While Kilauea's lava usually flows harmlessly into the ocean, Mauna Loa's eruption could devastate nearby neighborhoods. Since the volcano's last eruption in 1984, $2.3 billion worth of new construction has been built on the volcano's slopes, which sprawl over half the island. Is an explosion imminent? Scientists don't think so: At this point, "Magma [molten rock] is just flowing up from deep within Earth into a large reservoir located three kilometers below the volcano's summit," Segall says.
Nearly 95 percent of the world's volcanoes form near tectonic plate boundaries, where Earth's continents converge. But the seven volcanic islands that compose Hawaii formed over what geologists call a hotspot, a huge plume of magma that oozes from Earth's mantle to the crust. "It punches through the plate every million years or so, creating a new volcano." Segall says.
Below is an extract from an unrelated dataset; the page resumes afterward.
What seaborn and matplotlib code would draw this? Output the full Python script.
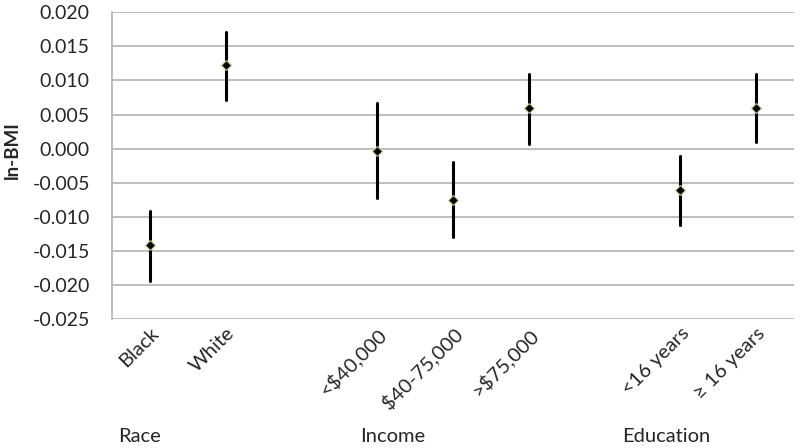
import numpy as np
import pandas as pd
import matplotlib
matplotlib.use("Agg")
import matplotlib.pyplot as plt
import seaborn as sns

# ---- data ----
categories = ["Black", "White", " ", "<$40,000", "$40-75,000", ">$75,000", "  ",
              "<16 years", "\u2265 16 years"]
plotted = ["Black", "White", "<$40,000", "$40-75,000", ">$75,000",
           "<16 years", "\u2265 16 years"]
estimate = [-0.0142, 0.0122, -0.0003, -0.0075, 0.0059, -0.0061, 0.0059]
ci_low = [-0.0194, 0.0072, -0.0073, -0.0130, 0.0007, -0.0112, 0.0009]
ci_high = [-0.0091, 0.0171, 0.0067, -0.0020, 0.0110, -0.0011, 0.0109]
group_labels = ["Race", "Income", "Education"]
yticks = [-0.025, -0.020, -0.015, -0.010, -0.005, 0.000, 0.005, 0.010, 0.015, 0.020]

# long form: low / estimate / high per category -> median + full range
rows = []
for c, lo, est, hi in zip(plotted, ci_low, estimate, ci_high):
    for v in (lo, est, hi):
        rows.append({"group": c, "value": v})
df = pd.DataFrame(rows)

sns.set_style("white")
plt.rcParams["font.family"] = ["Lato", "DejaVu Sans"]

fig = plt.figure(figsize=(8, 4.48), dpi=100)
ax = fig.add_axes([0.14, 0.288, 0.8525, 0.6845])

sns.pointplot(data=df, x="group", y="value", order=categories,
              estimator="median", errorbar=("pi", 100),
              linestyle="none", marker="D", markersize=5,
              color="black", markeredgecolor="#c9c98a", markeredgewidth=0.8,
              err_kws={"linewidth": 2.2, "color": "black"},
              ax=ax)
for ln in ax.lines:
    if ln.get_marker() == "D":
        ln.set_zorder(5)

ax.set_ylim(-0.025, 0.020)
ax.set_xlim(-0.5, len(categories) - 0.5)
ax.set_yticks(yticks)
ax.set_yticklabels([f"{t:.3f}" for t in yticks], fontsize=14)
ax.yaxis.grid(True, color="#b3b3b3", linewidth=1.2)
ax.set_axisbelow(True)
for s in ["top", "right", "bottom"]:
    ax.spines[s].set_visible(False)
ax.spines["left"].set_color("#b3b3b3")
ax.spines["left"].set_linewidth(1.2)
ax.tick_params(axis="y", length=0, pad=16)
ax.tick_params(axis="x", length=0, pad=4)

ax.set_xticks(range(len(categories)))
ax.set_xticklabels(categories, rotation=45, ha="right", rotation_mode="anchor",
                   fontsize=14.5)
ax.set_xlabel("")
ax.set_ylabel("ln-BMI", fontsize=13.5, fontweight="bold")
ax.yaxis.set_label_coords(-0.133, 0.55)

# group labels
for txt, xpx in zip(group_labels, [140, 393, 666]):
    fig.text(xpx / 800, 1 - 436 / 448, txt, ha="center", va="center", fontsize=14.5)

fig.savefig("out.png", dpi=100)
Experts don't know if Mauna Loa will blow in a few months or years, but "in some sense an eruption is long overdue," says Segall. Luckily, nature will sound a warning. During magma's final push to Earth's surface, it sparks earthquakes. "When eruption is imminent"--meaning two to 12 hours away--"we expect to see an increase in small earthquakes." Even better news: No one has died in any of the 33 Mauna Loa eruptions since 1843.